What it looks like is happening is that hboot (an internal LAM command)
is failing to find the $PATH environment variable -- which seems pretty
odd. When you globus-job-run a command, do you get no PATH at all?
E.g., what happens if you "globus-job-run 127.0.0.1 env"?
On Jun 6, 2005, at 10:46 PM, Lai Swan wrote:
> Dear All,
>
> I am trying to run lamboot and occurred the following error,
>
> [vasptest_at_orlon31 testing]$ lamboot -v -ssi boot globus hosts
> LAM 7.1.1/MPI 2 C++ - Indiana University
> n-1<23931> ssi:boot:base:linear: booting n0 (127.0.0.1)
> ERROR: LAM/MPI unexpectedly received the following on stderr:
> -----------------------------------------------------------------------
> ------
>
> LAM encountered an error when invoking the library call "getenv".
> This is an unexpected error; we don't have much additional information
> here. Perhaps this Unix error message will help:
> Unix errno: 1268
> Unknown error 1268
> -----------------------------------------------------------------------
> ------
>
> -----------------------------------------------------------------------
> ------
>
> LAM failed to execute a LAM binary on the remote node "127.0.0.1".
> LAM attempted to execute a process on the remote node "127.0.0.1",
> but received some output on the standard error.
> LAM tried to use the command "/usr/local/gt321/bin/globus-job-run" to
> invoke the following command:
> /usr/local/gt321/bin/globus-job-run 127.0.0.1
> /usr/local/lam-7.1.1/bin/hboot -t -c
> /usr/local/lam-7.1.1/etc/lam-conf.lamd -v -I "-H 127.0.0.1 -P 45587 -n
> 0 -o 0" -prefix /usr/local/lam-7.1.1
> The problem may be because:
> - The Globus GRAM client returned some output on the stderr
> - You have not done 'grid-proxy-init'. You need to do that before
> LAM can boot as it uses globus-job-run to start the LAM daemons.

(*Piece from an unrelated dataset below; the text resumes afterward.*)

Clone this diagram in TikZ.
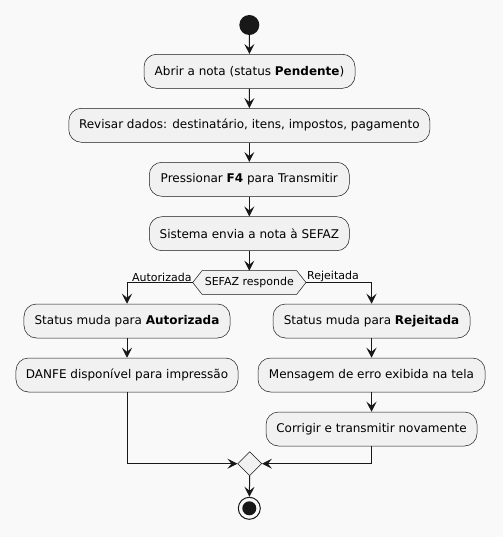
\documentclass[tikz,border=0pt]{standalone}
\usepackage{fontspec}
\setmainfont{DejaVu Sans}
\usetikzlibrary{arrows.meta,shapes.geometric}
\definecolor{bg}{HTML}{F9F9F9}
\definecolor{boxfill}{HTML}{F1F1F1}
\definecolor{ink}{HTML}{181818}
\tikzset{
  act/.style={draw=ink, line width=0.5bp, fill=boxfill, rounded corners=12.5bp,
    minimum height=34bp, inner sep=0pt, font=\fontsize{12bp}{14bp}\selectfont},
  arr/.style={draw=ink, line width=1bp, -{Stealth[length=10bp,width=10bp,inset=4bp]}},
  lbl/.style={font=\fontsize{11bp}{13bp}\selectfont, inner sep=1bp},
}
\begin{document}
\begin{tikzpicture}[x=1bp,y=-1bp]
\fill[bg] (0,0) rectangle (503,537);
\useasboundingbox (0,0) rectangle (503,537);

\node[circle, fill=ink, minimum size=20bp, inner sep=0pt] (start) at (249.3,25) {};
\node[act, minimum width=211bp] (b1) at (249.5,71.3) {Abrir a nota (status \textbf{Pendente})};
\node[act, minimum width=361bp] (b2) at (249.3,125.3) {Revisar dados: destinatário, itens, impostos, pagamento};
\node[act, minimum width=200bp] (b3) at (249.3,179.3) {Pressionar \textbf{F4} para Transmitir};
\node[act, minimum width=200bp] (b4) at (249.3,233.7) {Sistema envia a nota à SEFAZ};

% decision hexagon
\coordinate (decL) at (192.7,282.5);
\coordinate (decR) at (306,282.5);
\coordinate (decT) at (249.3,270.7);
\draw[ink, line width=0.5bp, fill=boxfill] (decL) -- (202,270.7) -- (296.7,270.7) -- (decR) -- (296.7,294.3) -- (202,294.3) -- cycle;
\node[lbl, inner sep=0pt] (dec) at (249.3,282.5) {SEFAZ responde};

\node[act, minimum width=206bp] (b5) at (127,321) {Status muda para \textbf{Autorizada}};
\node[act, minimum width=222bp] (b6) at (127,375) {DANFE disponível para impressão};
\node[act, minimum width=197bp] (b7) at (371.5,321) {Status muda para \textbf{Rejeitada}};
\node[act, minimum width=227bp] (b8) at (371.5,375) {Mensagem de erro exibida na tela};
\node[act, minimum width=211bp] (b9) at (371.5,429) {Corrigir e transmitir novamente};

\node[diamond, draw=ink, line width=0.5bp, fill=boxfill, minimum width=24bp, minimum height=24bp, inner sep=0pt] (merge) at (249.7,463.7) {};
\node[circle, draw=ink, line width=1bp, fill=bg, minimum size=22bp, inner sep=0pt,
  path picture={\fill[ink] (path picture bounding box.center) circle (7bp);}] (stop) at (249.3,508.3) {};

\draw[arr] (start) -- (b1);
\draw[arr] (b1) -- (b2);
\draw[arr] (b2) -- (b3);
\draw[arr] (b3) -- (b4);
\draw[arr] (b4) -- (decT);
\draw[arr] (decL) -| (b5);
\draw[arr] (decR) -| (b7);
\node[lbl, anchor=south east] at (decL) {Autorizada};
\node[lbl, anchor=south west] at (decR) {Rejeitada};
\draw[arr] (b5) -- (b6);
\draw[arr] (b7) -- (b8);
\draw[arr] (b8) -- (b9);
\draw[arr] (b6) |- (merge);
\draw[arr] (b9) |- (merge);
\draw[arr] (merge) -- (stop);
\end{tikzpicture}
\end{document}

> - LAM is not able to find binaries in the 'prefix' path you
> specified in the boot hostfile. Check the path, it should point
> to
> the directory where LAM/MPI is installed on this host.

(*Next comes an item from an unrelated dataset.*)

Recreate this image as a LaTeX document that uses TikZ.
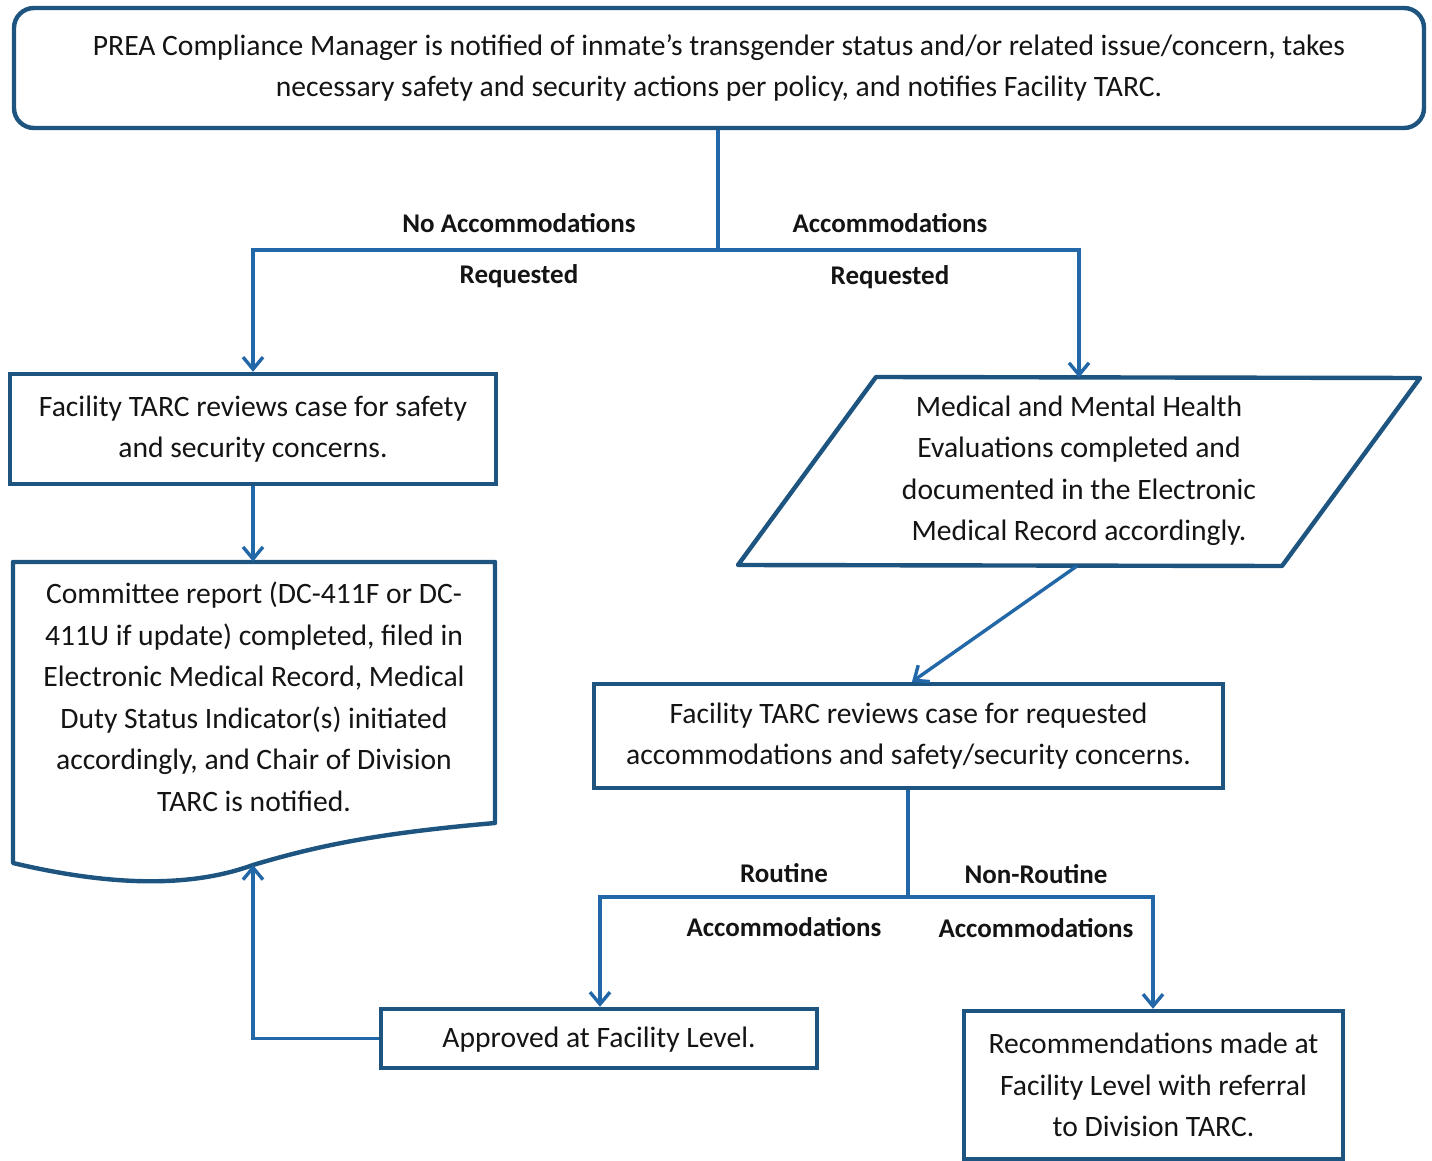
\documentclass[tikz,border=0pt]{standalone}
\usepackage{fontspec}
\setmainfont{Carlito}
\usetikzlibrary{arrows.meta,calc}
\definecolor{boxc}{HTML}{1D5580}
\definecolor{arrc}{HTML}{2268A8}
\begin{document}
\begin{tikzpicture}[x=0.5pt,y=-0.5pt,
  every node/.style={font=\fontsize{14.8}{20.75}\selectfont, text=black!92},
  box/.style={draw=boxc, line width=2.2pt, rectangle, inner sep=0pt, align=center},
  shp/.style={draw=boxc, line width=2.2pt, line join=round},
  conn/.style={draw=arrc, line width=1.7pt},
  arr/.style={conn, -{Straight Barb[length=6pt,width=10pt,line width=1.7pt]}},
  lbl/.style={font=\fontsize{13.5}{16}\selectfont\bfseries}
]
\useasboundingbox (0,0) rectangle (1432,1161);
% top box
\node[box, rounded corners=10pt, minimum width=705pt, minimum height=60pt] (top) at (719,68)
  {PREA Compliance Manager is notified of inmate’s transgender status and/or related issue/concern, takes\\
   necessary safety and security actions per policy, and notifies Facility TARC.};
% box A
\node[box, minimum width=243pt, minimum height=55pt] (fa) at (253,429)
  {Facility TARC reviews case for safety\\ and security concerns.};
% document
\node[align=center, minimum width=241pt, minimum height=151.5pt, inner sep=0pt] (doc) at (254,713.5) {};
\node[align=center] (doct) at (254,697)
  {Committee report (DC-411F or DC-\\ 411U if update) completed, filed in\\ Electronic Medical Record, Medical\\ Duty Status Indicator(s) initiated\\ accordingly, and Chair of Division\\ TARC is notified.};
\coordinate (docb) at (253,865);
\draw[shp] (13,562) -- (495,562) -- (495,823)
  .. controls (380,833) and (320,845) .. (docb)
  .. controls (190,888) and (110,886) .. (13,863) -- cycle;
% parallelogram
\node[align=center, inner sep=0pt] (med) at (1079,471)
  {Medical and Mental Health\\ Evaluations completed and\\ documented in the Electronic\\ Medical Record accordingly.};
\coordinate (medt) at (1079,377.5);
\coordinate (medb) at (1077,566);
\draw[shp] (876,377) -- (1420,378) -- (1282,566) -- (738,565) -- cycle;
% box C
\node[box, minimum width=314.5pt, minimum height=52pt] (fc) at (908.5,736)
  {Facility TARC reviews case for requested\\ accommodations and safety/security concerns.};
% box D
\node[box, minimum width=218pt, minimum height=29.5pt, text depth=3pt, text height=12pt] (ap) at (599,1038.5)
  {Approved at Facility Level.};
% box E
\node[box, minimum width=189.5pt, minimum height=74pt] (rec) at (1153.5,1085)
  {Recommendations made at\\ Facility Level with referral\\ to Division TARC.};
% connectors top
\coordinate (j1) at (718,250);
\draw[conn] (top.south -| j1) -- (j1);
\draw[arr] (j1) -| (fa.north -| 253,0);
\draw[arr] (j1) -| (medt);
\node[lbl] (l1) at (519,223) {No Accommodations};
\node[lbl] (l2) at (519,276) {Requested};
\node[lbl] (l3) at (890,223) {Accommodations};
\node[lbl] (l4) at (890,277) {Requested};
% A -> doc
\draw[arr] (fa.south -| 253,0) -- (doc.north -| 253,0);
% med -> C
\draw[arr] (medb) -- (fc.north -| 912,0);
% C split
\coordinate (j2) at (908,897);
\draw[conn] (fc.south -| j2) -- (j2);
\draw[arr] (j2) -| (ap.north -| 600,0);
\draw[arr] (j2) -| (rec.north -| 1153,0);
\node[lbl] (l5) at (784,873) {Routine};
\node[lbl] (l6) at (784,927) {Accommodations};
\node[lbl] (l7) at (1036,874) {Non-Routine};
\node[lbl] (l8) at (1036,928) {Accommodations};
% D -> doc
\draw[arr] (ap.west) -| (docb);
\end{tikzpicture}
\end{document}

> Try to invoke the command listed above manually at a Unix prompt.
> When you can get this command to execute successfully by hand, LAM
> will probably be able to function properly.
> -----------------------------------------------------------------------
> ------
>
> n-1<23931> ssi:boot:base:linear: Failed to boot n0 (127.0.0.1)
> n-1<23931> ssi:boot:base:linear: aborted!
> lamboot did NOT complete successfully
>
> What should I do to solve it?
> I would be very grateful if I could hear your reply!!
>
> Regards,
> Swan, HPC Team, Chinese University of Hong Kong
>
>
> _______________________________________________
> This list is archived at http://www.lam-mpi.org/MailArchives/lam/
>
--
{+} Jeff Squyres
{+} jsquyres_at_[hidden]
{+} http://www.lam-mpi.org/
|